2022-12-22T14:06:39Z	Received  	Task received by client
2022-12-22T14:06:39Z	Task Setup	Building Task Directory
2022-12-22T14:06:43Z	Template  	Missing: vault.read(apps/data/555851/870811)


Recent Logs

I’ve tried ensuring that gunicorn now binds on ipv6 as well as ipv4, and I’ve added a TCP health check to the config, but can’t get any different results and – crucially – no log output anywhere.

It looks like, somehow, your secret didn’t make it to our database. The scheduler thinks it needs to fetch a secret but it can’t find it.

I have removed the non-existent one (that’s a weird thing to say) and it looks like the deploy went through.

Did you set 2 secrets? I see you faced an error trying to deploy an upstash redis instance, I wonder if that added a secret and then rolled back and got your app in this weird state.

Hey @jerome, thanks for the quick reply. AFAIK I’ve only ever had the DATABASE_URL secret, so I assume this ghost secret arose from the issues with provisioning Upstash Redis yesterday.

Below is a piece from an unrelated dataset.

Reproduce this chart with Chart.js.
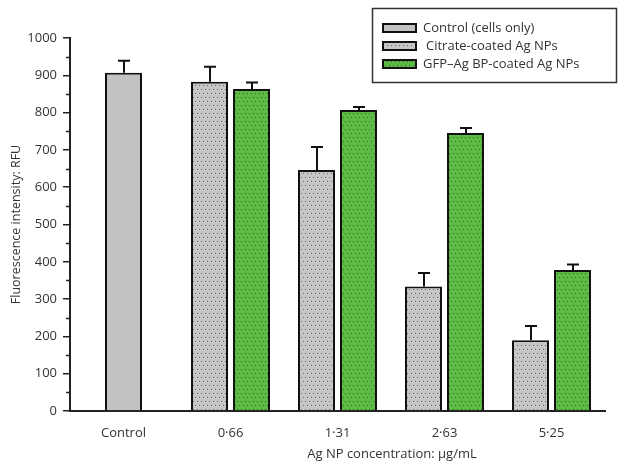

Unfortunately I still can’t seem to successfully deploy from this end – despite commenting out both of my custom health checks and reducing the number of gunicorn workers to 1 to try to avoid possible OOM errors. Running vm status on my latest vm suggests the “missing: vault.read” error relating to secrets is still occurring.

I still can’t see any other logs from deployment – any insights from your side?

Thanks again.

Just tried another deployment having left it for a day – seems OK now :slight_smile: thanks for your help with this!